Проводив мать и сдав ее на попечение Варе, я вернулась в Кочеты. Несколько дней спустя приехала мать. Она приводила ряд причин, почему нам нельзя оставаться у Тани, и настаивала на отъезде в Ясную Поляну. Она говорила, что мне надо уже, по предписанию врачей, осенью ехать в Крым, опять плакала, угрожала. Отец писал в дневнике: «Тяжелый разговор о моем отъезде. Я отстоял свою свободу. Поеду, когда захочу. Очень грустно, разумеется, потому что я плох».

«9 сентября. — Жив, но плох.
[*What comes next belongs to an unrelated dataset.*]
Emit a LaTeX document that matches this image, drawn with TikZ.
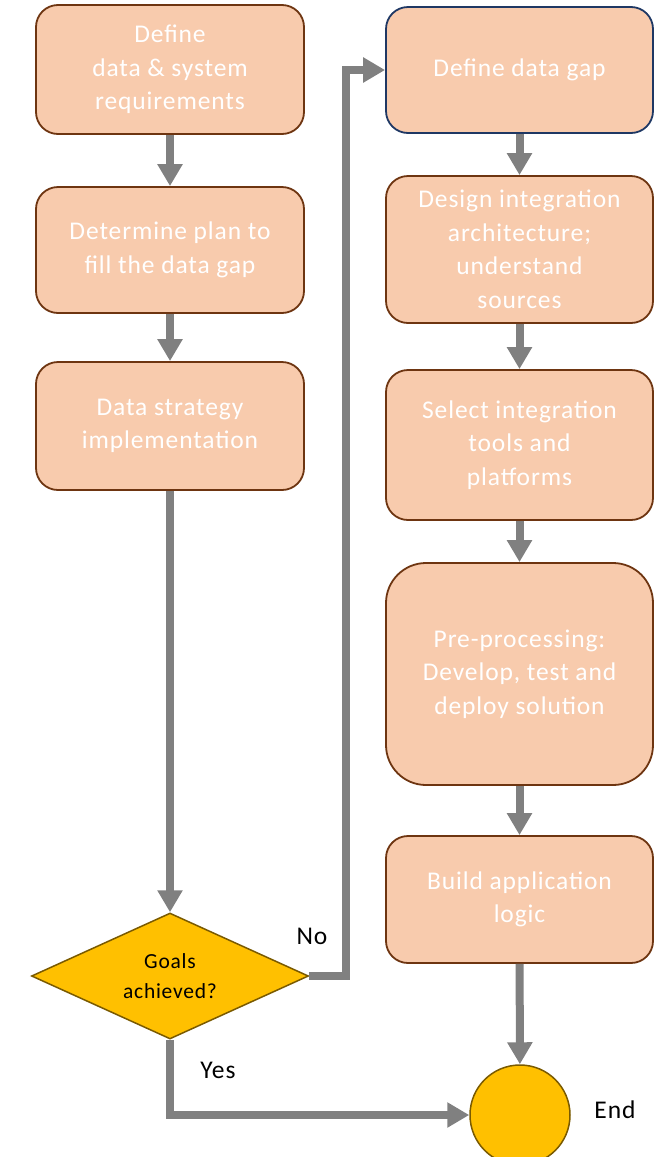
\documentclass[tikz,border=0pt]{standalone}
\usepackage{fontspec}
\setmainfont[LetterSpace=3.5]{Carlito}
\usetikzlibrary{arrows.meta,shapes.geometric}
\definecolor{peach}{HTML}{F8CBAD}
\definecolor{rust}{HTML}{6E3511}
\definecolor{navy}{HTML}{1F3864}
\definecolor{amber}{HTML}{FFC000}
\definecolor{olive}{HTML}{7A5A00}
\definecolor{flow}{HTML}{808080}
\tikzset{
  stepbox/.style={draw=rust, fill=peach, line width=1.8pt, rounded corners=22pt,
    text=white, align=center, inner sep=0pt,
    font=\fontsize{25.5}{33.5}\selectfont},
  leftbox/.style={stepbox, minimum width=268pt},
  rightbox/.style={stepbox, minimum width=267pt},
  decision/.style={diamond, draw=olive, fill=amber, line width=1.5pt, aspect=2.2,
    minimum width=277pt, minimum height=126pt, inner sep=0pt, align=center,
    font=\fontsize{21.5}{30}\selectfont},
  terminal/.style={circle, draw=olive, fill=amber, line width=1.5pt,
    minimum size=100pt, inner sep=0pt},
  tag/.style={font=\fontsize{25.5}{30}\selectfont, inner sep=0pt},
  arr/.style={draw=flow, line width=8pt, line join=miter,
    -{Triangle[length=22pt,width=24pt]}}
}
\begin{document}
\begin{tikzpicture}[x=1pt,y=-1pt]
\useasboundingbox (0,0) rectangle (654,1157);

% left column
\node[leftbox, minimum height=129pt] (req) at (170,69.5) {Define\\data \& system\\requirements};
\node[leftbox, minimum height=126pt] (plan) at (170,250) {Determine plan to\\fill the data gap};
\node[leftbox, minimum height=128pt] (impl) at (170,426) {Data strategy\\implementation};
\node[decision] (goals) at (170,976) {Goals\\achieved?};

% right column
\node[rightbox, draw=navy, minimum height=126pt] (gap) at (519.5,70) {Define data gap};
\node[rightbox, minimum height=147pt] (arch) at (519.5,249.5) {Design integration\\architecture;\\understand\\sources};
\node[rightbox, minimum height=150pt] (tools) at (519.5,445) {Select integration\\tools and\\platforms};
\node[rightbox, minimum height=222pt, rounded corners=40pt] (prep) at (519.5,674) {Pre-processing:\\Develop, test and\\deploy solution};
\node[rightbox, minimum height=127pt] (logic) at (519.5,899.5) {Build application\\logic};
\node[terminal] (end) at (520,1115) {};

% labels
\node[tag] (nolbl) at (312,936) {No};
\node[tag] (yeslbl) at (218,1070) {Yes};
\node[tag] (endlbl) at (615,1110) {End};

% connectors
\coordinate (noturn) at (346,976);
\draw[arr] (req) -- (plan);
\draw[arr] (plan) -- (impl);
\draw[arr] (impl) -- (goals);
\draw[arr] (goals.east) -- (noturn) |- (gap.west);
\draw[arr] (goals.south) |- (end.west);
\draw[arr] (gap) -- (arch);
\draw[arr] (arch) -- (tools);
\draw[arr] (tools) -- (prep);
\draw[arr] (prep) -- (logic);
\draw[arr] (logic) -- (end);
\end{tikzpicture}
\end{document}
С утра началось раздражение, болезненное. Я же не совсем здоров и слаб. Говорил от всей души, но, очевидно, ничего не было принято. Очень тяжело».

«С. А. второй день ничего не ест, — записал отец 10 сентября, — Сейчас обедают. Иду просить ее пойти обедать. Страшные сцены целый вечер».

«11 сентября. — К вечеру начались сцены беганья в сад, слезы, крики. Даже до того, что, когда я вьпиел за ней в сад, она закричала: это зверь, убийца, не могу видеть его и убежала нанимать телегу и сейчас уезжать. И так целый вечер. Когда же я вышел из себя и сказал ей son fait она вдруг сделалась здорова, и так и нынче 11?го. Говорить с ней невозможно, потому что, во–первых, для нее не обязательна ни логика, ни правда, ни правдивая передача слов, которые ей говорят или которые она говорит. Очень становлюсь близок к тому, чтобы убежать. Здоровье нехорошо стало».

12 сентября в дневнике коротенькая запись:

«С. А. уехала со слезами. Вызывала на разговоры, я уклонился. Никого не взяла с собой. Я очень, очень устал. Вечером читал. Беспокоюсь о ней».

11 сентября моя мать написала письмо отцу:

«Мне хотелось, милый Лёвочка, перед прощанием нашим сказать тебе несколько слов. Но ты при разговорах со мной так раздражаешься, что мне грустно бы было расстроить тебя.

Я тебя прошу понять, что все мои не требования, как ты говоришь, а желания имели один источник: мою любовь к тебе, мое желанье как можно меньше расставаться с тобой, и мое огорчение от вторжения постороннего, не доброго по отношению ко мне влияния на нашу долгую, несомненно любовную, интимную супружескую жизнь.

Раз это устранено, хотя ты, к сожалению, и раскаиваешься в этом, а я бесконечно благодарна за ту большую жертву, которая вернет мне счастье и жизнь, то я тебе клянусь, что сделаю все от меня зависящее, чтобы мирно, заботливо и радостно окружить твою духовную и всякую жизнь.

Ведь есть сотни жен, которые требуют от мужей действительно многого: «Поедем в Париж за нарядами, или на рулетку, принимай моих любовников, не смей ездить в клуб, купи мне бриллианты, узаконь прижитого Бог знает от кого ребенка», и проч. и проч.

Господь спас меня от всяких соблазнов и требований. Я была так счастлива, что ничего мне и не нужно было, и я благодарила только Бога.

Я в первый раз в жизни — не требовала, а страдала ужасно от твоего охлаждения и от вмешательства Черткова в нашу жизнь, и в первый раз пожелала всей своей страдающей душой, может быть, уж невозможного — возврата прежнего.

Средства достижения этого, конечно, были самые дурные, неловкие, не добрые, мучительные для тебя, тем более для меня, и я очень скорблю об этом. Не знаю, была ли я вольна над собою, думаю, что нет; все у меня ослабело: и воля, и душа, и сердце, и даже тело. Редкие проблески твоей прежней любви делали меня безумно счастливой за все это время, а моя любовь к тебе, на которой основаны все мои поступки, даже ревнивые и безумные, никогда не ослабевала, и с ней я и кончу свою жизнь. Прощай, милый, и не сердись за это письмо.

Твоя жена для тебя всегда только Соня».

24 сентября отец записал:

«Она больная, и мне жалко ее от души».

Горе мое было в том, что я не жалела, я сердилась… А насколько было бы легче отцу, если бы мы, его близкие, жалея мать, могли «со смирением и любовью» отнестись к ней.

«Только тогда, брат Лев, только тогда будет радость совершенная».

Я была слишком молода, чтобы это понять.